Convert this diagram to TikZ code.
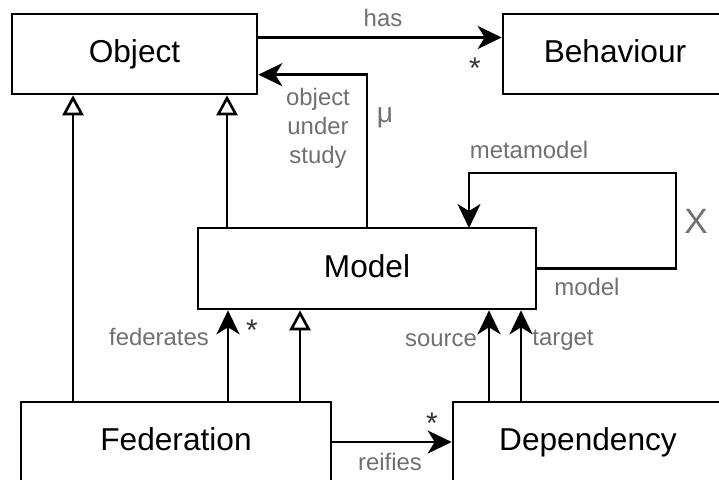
\documentclass[tikz,border=0pt]{standalone}
\usepackage{fontspec}
\setmainfont{Liberation Sans}
\usepackage{xcolor}
\usetikzlibrary{arrows.meta,calc}
\definecolor{labelgray}{HTML}{707070}
\definecolor{stargray}{HTML}{333333}

\begin{document}
\begin{tikzpicture}[
    classbox/.style={rectangle, draw, line width=1.5pt, minimum height=1.6cm, inner sep=0pt, text height=13.5pt, text depth=3.3pt, font=\fontsize{18}{21}\selectfont},
    assoc/.style={-{Stealth[length=0.48cm, width=0.46cm, inset=0.14cm]}, line width=1.5pt},
    inherit/.style={-{Triangle[open, length=0.4cm, width=0.42cm, fill=white]}, line width=1.5pt},
    rolelabel/.style={font=\fontsize{13.6}{16.5}\selectfont, text=labelgray, inner sep=0pt, align=center},
    mult/.style={font=\fontsize{17}{20}\selectfont, text=stargray, inner sep=0pt}
]
\useasboundingbox (0,0) rectangle (14.38,-9.58);
\clip (0,0) rectangle (14.38,-9.58);

% Classes
\node[classbox, minimum width=4.9cm] (object) at (2.69,-1.08) {Object};
\node[classbox, minimum width=4.48cm] (behaviour) at (12.3,-1.08) {Behaviour};
\node[classbox, minimum width=6.76cm, minimum height=1.62cm] (model) at (7.34,-5.37) {Model};
\node[classbox, minimum width=6.2cm] (federation) at (3.52,-8.84) {Federation};
\node[classbox, minimum width=5.4cm] (dependency) at (11.76,-8.84) {Dependency};

% Connector feet
\coordinate (fedgen) at (1.46,-8.04);
\coordinate (modelgen) at (4.54,-4.56);
\coordinate (fedmodel) at (4.56,-8.04);
\coordinate (fedsub) at (6.0,-8.04);
\coordinate (src) at (9.78,-8.04);
\coordinate (tgt) at (10.42,-8.04);
\coordinate (loop) at (13.52,-3.46);
\coordinate (metain) at (9.38,-4.56);

% Arrows
\draw[assoc] ($(object.north east)!0.3!(object.south east)$) -- ($(behaviour.north west)!0.3!(behaviour.south west)$);
\draw[assoc] (model.north) |- ($(object.north east)!0.75!(object.south east)$);
\draw[assoc] (model.east) -| (loop) -| (metain);
\draw[inherit] (fedgen) -- (fedgen |- object.south);
\draw[inherit] (modelgen) -- (modelgen |- object.south);
\draw[assoc] (fedmodel) -- (fedmodel |- model.south);
\draw[inherit] (fedsub) -- (fedsub |- model.south);
\draw[assoc] (src) -- (src |- model.south);
\draw[assoc] (tgt) -- (tgt |- model.south);
\draw[assoc] (federation.east) -- (dependency.west);

% Role labels
\node[rolelabel] (haslbl) at (7.66,-0.36) {has};
\node[rolelabel] (studylbl) at (6.36,-2.56) {object\\under\\study};
\node[rolelabel, font=\fontsize{16}{19}\selectfont] (mulbl) at (7.7,-2.36) {μ};
\node[rolelabel, font=\fontsize{20}{24}\selectfont] (chilbl) at (13.92,-4.42) {X};
\node[rolelabel] (metalbl) at (10.58,-3.0) {metamodel};
\node[rolelabel] (modellbl) at (11.74,-5.74) {model};
\node[rolelabel] (fedlbl) at (3.18,-6.74) {federates};
\node[rolelabel] (srclbl) at (8.82,-6.8) {source};
\node[rolelabel] (tgtlbl) at (11.26,-6.8) {target};
\node[rolelabel] (reiflbl) at (7.8,-9.24) {reifies};

% Multiplicities
\node[mult] (hasmult) at (9.5,-1.36) {*};
\node[mult] (fedmult) at (5.04,-6.6) {*};
\node[mult] (reifmult) at (8.64,-8.47) {*};

\end{tikzpicture}
\end{document}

:: Written request ::
Would you return the data exactly as written, without the pictures?

:: Written answer ::
Convert this diagram to TikZ code.
\documentclass[tikz,border=0pt]{standalone}
\usepackage{fontspec}
\setmainfont{Liberation Sans}
\usepackage{xcolor}
\usetikzlibrary{arrows.meta,calc}
\definecolor{labelgray}{HTML}{707070}
\definecolor{stargray}{HTML}{333333}

\begin{document}
\begin{tikzpicture}[
    classbox/.style={rectangle, draw, line width=1.5pt, minimum height=1.6cm, inner sep=0pt, text height=13.5pt, text depth=3.3pt, font=\fontsize{18}{21}\selectfont},
    assoc/.style={-{Stealth[length=0.48cm, width=0.46cm, inset=0.14cm]}, line width=1.5pt},
    inherit/.style={-{Triangle[open, length=0.4cm, width=0.42cm, fill=white]}, line width=1.5pt},
    rolelabel/.style={font=\fontsize{13.6}{16.5}\selectfont, text=labelgray, inner sep=0pt, align=center},
    mult/.style={font=\fontsize{17}{20}\selectfont, text=stargray, inner sep=0pt}
]
\useasboundingbox (0,0) rectangle (14.38,-9.58);
\clip (0,0) rectangle (14.38,-9.58);

% Classes
\node[classbox, minimum width=4.9cm] (object) at (2.69,-1.08) {Object};
\node[classbox, minimum width=4.48cm] (behaviour) at (12.3,-1.08) {Behaviour};
\node[classbox, minimum width=6.76cm, minimum height=1.62cm] (model) at (7.34,-5.37) {Model};
\node[classbox, minimum width=6.2cm] (federation) at (3.52,-8.84) {Federation};
\node[classbox, minimum width=5.4cm] (dependency) at (11.76,-8.84) {Dependency};

% Connector feet
\coordinate (fedgen) at (1.46,-8.04);
\coordinate (modelgen) at (4.54,-4.56);
\coordinate (fedmodel) at (4.56,-8.04);
\coordinate (fedsub) at (6.0,-8.04);
\coordinate (src) at (9.78,-8.04);
\coordinate (tgt) at (10.42,-8.04);
\coordinate (loop) at (13.52,-3.46);
\coordinate (metain) at (9.38,-4.56);

% Arrows
\draw[assoc] ($(object.north east)!0.3!(object.south east)$) -- ($(behaviour.north west)!0.3!(behaviour.south west)$);
\draw[assoc] (model.north) |- ($(object.north east)!0.75!(object.south east)$);
\draw[assoc] (model.east) -| (loop) -| (metain);
\draw[inherit] (fedgen) -- (fedgen |- object.south);
\draw[inherit] (modelgen) -- (modelgen |- object.south);
\draw[assoc] (fedmodel) -- (fedmodel |- model.south);
\draw[inherit] (fedsub) -- (fedsub |- model.south);
\draw[assoc] (src) -- (src |- model.south);
\draw[assoc] (tgt) -- (tgt |- model.south);
\draw[assoc] (federation.east) -- (dependency.west);

% Role labels
\node[rolelabel] (haslbl) at (7.66,-0.36) {has};
\node[rolelabel] (studylbl) at (6.36,-2.56) {object\\under\\study};
\node[rolelabel, font=\fontsize{16}{19}\selectfont] (mulbl) at (7.7,-2.36) {μ};
\node[rolelabel, font=\fontsize{20}{24}\selectfont] (chilbl) at (13.92,-4.42) {X};
\node[rolelabel] (metalbl) at (10.58,-3.0) {metamodel};
\node[rolelabel] (modellbl) at (11.74,-5.74) {model};
\node[rolelabel] (fedlbl) at (3.18,-6.74) {federates};
\node[rolelabel] (srclbl) at (8.82,-6.8) {source};
\node[rolelabel] (tgtlbl) at (11.26,-6.8) {target};
\node[rolelabel] (reiflbl) at (7.8,-9.24) {reifies};

% Multiplicities
\node[mult] (hasmult) at (9.5,-1.36) {*};
\node[mult] (fedmult) at (5.04,-6.6) {*};
\node[mult] (reifmult) at (8.64,-8.47) {*};

\end{tikzpicture}
\end{document}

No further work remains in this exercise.